The U.S. Supreme Court did something out of the ordinary last week: It responded to an appeal when there was technically nothing to appeal. Justice Samuel Alito temporarily blocked a ruling that found two congressional districts in Texas discriminated against minorities. Attorneys representing plaintiffs in the case aren’t entirely sure why he responded to the state’s appeal, however. “There are a number of decision points and if it sounds complicated, welcome to Texas redistricting,” Michael Li, a redistricting expert with the Brennan Center for Justice, says. A federal district court in San Antonio ruled last month on the constitutionality of the congressional map – but the scope of the ruling was just the constitutionality. Specifically, the court found that two districts violated the Voting Rights Act. But the lower court didn’t do anything that Texas officials could appeal, says Jose Garza, an attorney representing plaintiffs.

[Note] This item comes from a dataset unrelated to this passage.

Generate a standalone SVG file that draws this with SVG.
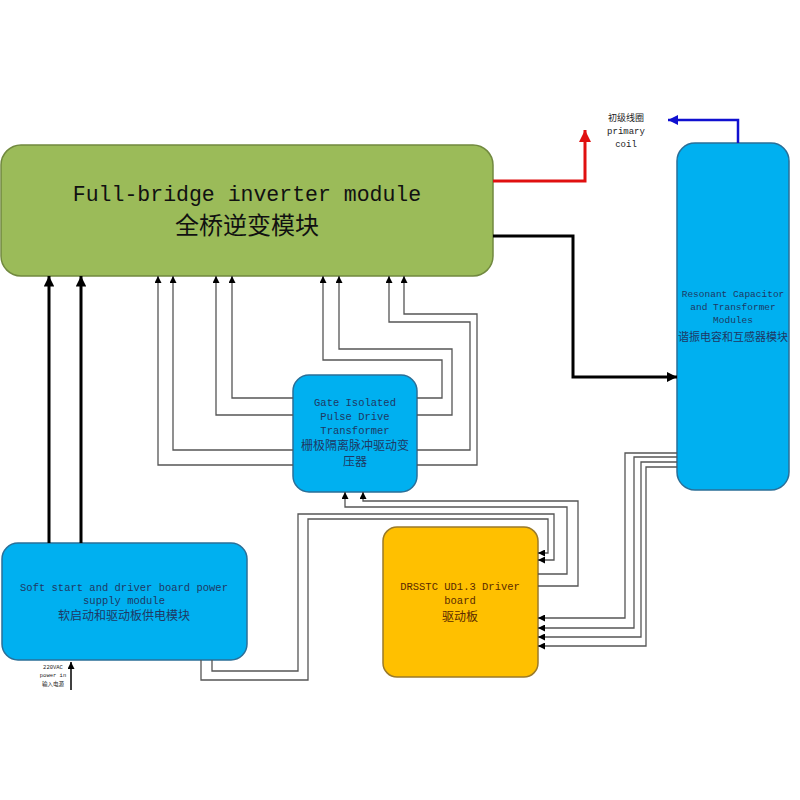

“You can appeal to the Supreme Court under two circumstances: There’s a final judgment, and we don’t have that yet,” he says. “Or there’s an injunction ordering the state to do one thing or another, and there is no such injunction.”
And yet Alito blocked the district court’s ruling as the state had requested.
Garza says all of this could slow down the process of the lower court taking the next steps in asking the state to change its maps. He says it appears Alito is concerned about timing, though, because he asked the plaintiffs to respond quickly to the state’s appeal, which they did.